Особое опасение внушает Ортеге тот факт, что даже в традиционных элитарных кругах плебейство и гнет со стороны массы становятся распространенным явлением. Интеллектуальная жизнь, казалось бы, взыскательная к мысли, превращается в триумфальную дорогу для псевдоинтеллигентов, не мыслящих, немыслимых и ни в каком виде неприемлемых.

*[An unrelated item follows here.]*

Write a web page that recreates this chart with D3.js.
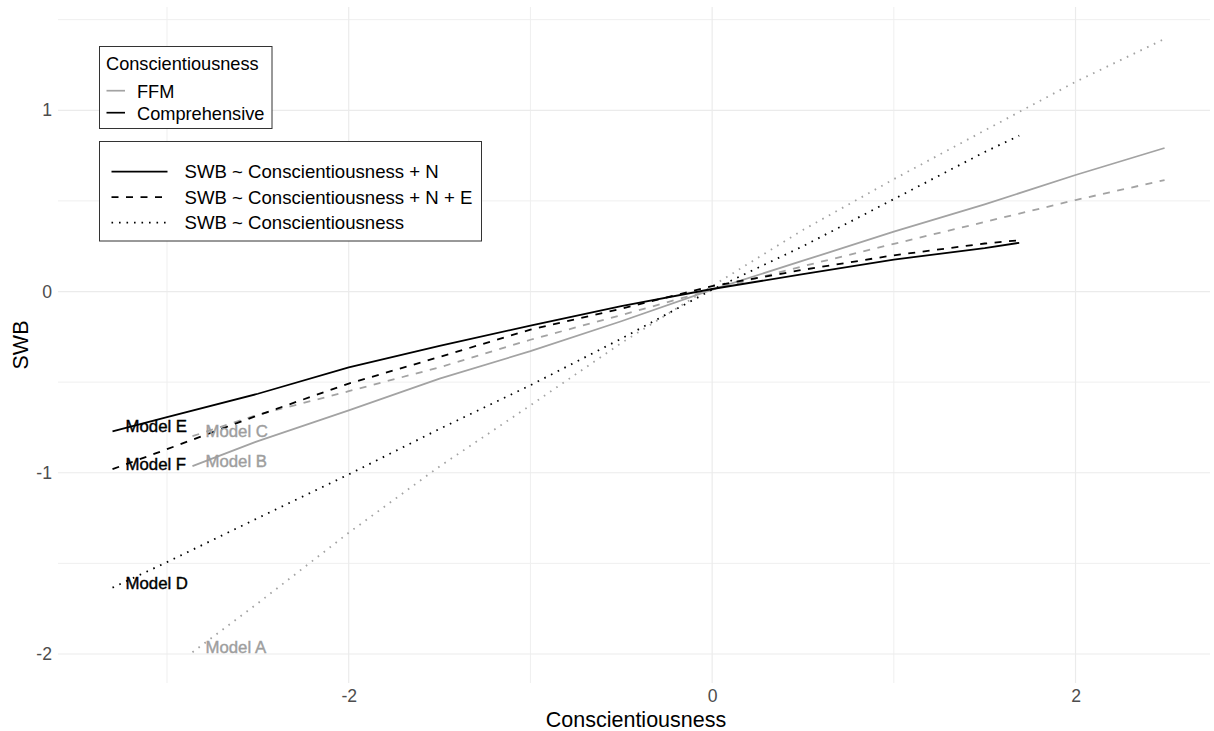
<!DOCTYPE html>
<html>
<head>
<meta charset="utf-8">
<script src="https://cdn.jsdelivr.net/npm/d3@7"></script>
<style>
  html, body { margin: 0; padding: 0; background: #ffffff; }
  svg { display: block; font-family: "Liberation Sans", Arial, sans-serif; }
</style>
</head>
<body>
<svg id="chart" width="1214" height="731"></svg>
<script>
// ---------- data ----------
const xFFM  = [-2.86, -2.5, -2.0, -1.5, -1.0, -0.5, 0.0, 0.5, 1.0, 1.5, 2.0, 2.49];
const xComp = [-3.30, -3.0, -2.5, -2.0, -1.5, -1.0, -0.5, 0.0, 0.5, 1.0, 1.5, 1.69];

const modelA = [-1.99, -1.72, -1.331, -0.965, -0.628, -0.284, 0.03, 0.34, 0.62, 0.889, 1.157, 1.394]; // FFM, SWB ~ C
const modelB = [-0.963, -0.825, -0.656, -0.48, -0.329, -0.164, 0.01, 0.17, 0.33, 0.481, 0.643, 0.792]; // FFM, + N
const modelC = [-0.798, -0.68, -0.55, -0.418, -0.266, -0.13, 0.01, 0.14, 0.263, 0.384, 0.505, 0.615]; // FFM, + N + E
const modelD = [-1.634, -1.493, -1.25, -1.009, -0.758, -0.517, -0.26, 0.01, 0.25, 0.51, 0.77, 0.86]; // Comp, SWB ~ C
const modelE = [-0.772, -0.693, -0.564, -0.418, -0.30, -0.188, -0.08, 0.014, 0.096, 0.176, 0.24, 0.269]; // Comp, + N
const modelF = [-0.98, -0.87, -0.683, -0.508, -0.361, -0.21, -0.095, 0.03, 0.12, 0.2, 0.265, 0.283]; // Comp, + N + E

const modelNames   = ["Model A", "Model B", "Model C", "Model D", "Model E", "Model F"];
const modelSets    = ["FFM", "FFM", "FFM", "Comprehensive", "Comprehensive", "Comprehensive"];
const modelFormula = ["SWB ~ Conscientiousness", "SWB ~ Conscientiousness + N", "SWB ~ Conscientiousness + N + E",
                      "SWB ~ Conscientiousness", "SWB ~ Conscientiousness + N", "SWB ~ Conscientiousness + N + E"];
const modelValues  = [modelA, modelB, modelC, modelD, modelE, modelF];

const setLevels     = ["FFM", "Comprehensive"];
const formulaLevels = ["SWB ~ Conscientiousness + N", "SWB ~ Conscientiousness + N + E", "SWB ~ Conscientiousness"];

const xTicks = [-2, 0, 2];
const xMinor = [-3, -1, 1];
const yTicks = [-2, -1, 0, 1];
const yMinor = [-1.5, -0.5, 0.5, 1.5];

// ---------- styles ----------
const setColor = { "FFM": "#a3a3a3", "Comprehensive": "#000000" };
const labelColor = { "FFM": "#9e9e9e", "Comprehensive": "#000000" };
const dashFor = {
  "SWB ~ Conscientiousness + N": null,
  "SWB ~ Conscientiousness + N + E": "7,7.5",
  "SWB ~ Conscientiousness": "1.6,5.9"
};

const svg = d3.select("#chart");
const panel = { left: 58, right: 1210, top: 7, bottom: 683 };

const x = d3.scaleLinear().domain([-3.6, 2.74]).range([panel.left, panel.right]);
const y = d3.scaleLinear().domain([-2.16, 1.57]).range([panel.bottom, panel.top]);

// ---------- grid ----------
const grid = svg.append("g");
grid.selectAll(".vmin").data(xMinor).join("line")
  .attr("x1", d => x(d)).attr("x2", d => x(d)).attr("y1", panel.top).attr("y2", panel.bottom)
  .attr("stroke", "#efefef").attr("stroke-width", 1);
grid.selectAll(".hmin").data(yMinor).join("line")
  .attr("y1", d => y(d)).attr("y2", d => y(d)).attr("x1", panel.left).attr("x2", panel.right)
  .attr("stroke", "#efefef").attr("stroke-width", 1);
grid.selectAll(".vmaj").data(xTicks).join("line")
  .attr("x1", d => x(d)).attr("x2", d => x(d)).attr("y1", panel.top).attr("y2", panel.bottom)
  .attr("stroke", "#ebebeb").attr("stroke-width", 1.2);
grid.selectAll(".hmaj").data(yTicks).join("line")
  .attr("y1", d => y(d)).attr("y2", d => y(d)).attr("x1", panel.left).attr("x2", panel.right)
  .attr("stroke", "#ebebeb").attr("stroke-width", 1.2);

// ---------- axes ----------
const fmt = d => String(d);
const xAxis = svg.append("g").attr("transform", `translate(0,${panel.bottom})`)
  .call(d3.axisBottom(x).tickValues(xTicks).tickSize(0).tickPadding(7).tickFormat(fmt));
const yAxis = svg.append("g").attr("transform", `translate(${panel.left},0)`)
  .call(d3.axisLeft(y).tickValues(yTicks).tickSize(0).tickPadding(6).tickFormat(fmt));
[xAxis, yAxis].forEach(a => {
  a.select(".domain").remove();
  a.selectAll("text").attr("fill", "#4d4d4d").style("font-size", "17.6px")
   .style("font-family", "'Liberation Sans', Arial, sans-serif");
});

svg.append("text").attr("x", (panel.left + panel.right) / 2 + 2).attr("y", 727)
  .attr("text-anchor", "middle").style("font-size", "21.5px").attr("fill", "#000")
  .text("Conscientiousness");
svg.append("text").attr("transform", `translate(28,${(panel.top + panel.bottom) / 2}) rotate(-90)`)
  .attr("text-anchor", "middle").style("font-size", "21.5px").attr("fill", "#000")
  .text("SWB");

// ---------- lines ----------
const line = d3.line().x(d => x(d[0])).y(d => y(d[1]));
const models = modelNames.map((n, i) => {
  const xs = modelSets[i] === "FFM" ? xFFM : xComp;
  return { name: n, set: modelSets[i], formula: modelFormula[i], pts: xs.map((v, j) => [v, modelValues[i][j]]) };
});

const linesG = svg.append("g");
linesG.selectAll("path").data(models).join("path")
  .attr("d", d => line(d.pts))
  .attr("fill", "none")
  .attr("stroke", d => setColor[d.set])
  .attr("stroke-width", 1.8)
  .attr("stroke-dasharray", d => dashFor[d.formula]);

// ---------- labels ----------
svg.append("g").selectAll("text").data(models).join("text")
  .attr("x", d => x(d.pts[0][0]) + 13)
  .attr("y", d => y(d.pts[0][1]) + 1)
  .attr("fill", d => labelColor[d.set])
  .attr("stroke", d => labelColor[d.set]).attr("stroke-width", 0.4)
  .style("font-size", "16.8px")
  .text(d => d.name);

// ---------- legend 1 (colour) ----------
const lg1 = svg.append("g");
lg1.append("rect").attr("x", 99.5).attr("y", 46.5).attr("width", 172.5).attr("height", 82)
  .attr("fill", "#fff").attr("stroke", "#333").attr("stroke-width", 1);
lg1.append("text").attr("x", 106).attr("y", 70).style("font-size", "18.2px").attr("fill", "#000")
  .text("Conscientiousness");
setLevels.forEach((s, i) => {
  const cy = 90.7 + i * 22;
  lg1.append("line").attr("x1", 106.5).attr("x2", 125).attr("y1", cy).attr("y2", cy)
    .attr("stroke", setColor[s]).attr("stroke-width", 1.7);
  lg1.append("text").attr("x", 137).attr("y", cy + 7).style("font-size", "18.2px").attr("fill", "#000").text(s);
});

// ---------- legend 2 (linetype) ----------
const lg2 = svg.append("g");
lg2.append("rect").attr("x", 99.5).attr("y", 141.5).attr("width", 382).attr("height", 99.5)
  .attr("fill", "#fff").attr("stroke", "#333").attr("stroke-width", 1);
formulaLevels.forEach((f, i) => {
  const cy = 171.7 + i * 25.5;
  lg2.append("line").attr("x1", 111.5).attr("x2", 167.5).attr("y1", cy).attr("y2", cy)
    .attr("stroke", "#000").attr("stroke-width", 1.7).attr("stroke-dasharray", dashFor[f]);
  lg2.append("text").attr("x", 184.5).attr("y", cy + 6.5).style("font-size", "18.6px").attr("fill", "#000").text(f);
});
</script>
</body>
</html>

Одной из непосредственных причин европейского упадка Ортега считает так называемое «варварство специализации». По мнению испанского философа, «человек науки», представляющий высший слой современной аристократии в его наивысшей чистоте, оказывается прототипом массового человека. И происходит это не в силу какой-то сугубо личной ущербности, а потому, что сама наука — родник цивилизации — закономерно превращает ученого в человека-массу, то есть в варвара, в современного дикаря. С каждым новым поколением все большее сужение поля деятельности приводит к утрате учеными связей с остальной наукой, с целостным истолкованием мира — «единственным, что достойно называться наукой, культурой, европейской цивилизацией». Неумение «слушать» и считаться с авторитетом, отличающее массового человека, достигает апогея у узких профессионалов. Тревожным сигналом для всех, кому ясна природа современной цивилизации (а последнюю можно свести двум основным величинам — либеральной демократии и технике, коренящейся в науке) является, по утверждению Ортеги, современный упадок научного призвания.
Характеризуя современную ему эпоху, Ортега указывает на следующее обстоятельство: массы не подчинятся никакому меньшинству, не следуют за ним и не только не считаются с ним, но и вытесняют его, а сами его замещают. Поскольку под восстанием Ортега понимает восстание против себя, неприятие судьбы, суть феномена масс состоит в следующем: масса, действуя самовольно, восстает против собственного предназначения.
Таким образом, оба ученых к избранным, к людям, ведущим жизнь благородную относили того, кто обладает повышенным чувством ответственности и усматривали в сломе естественной иерархии общества опасность для европейской цивилизации.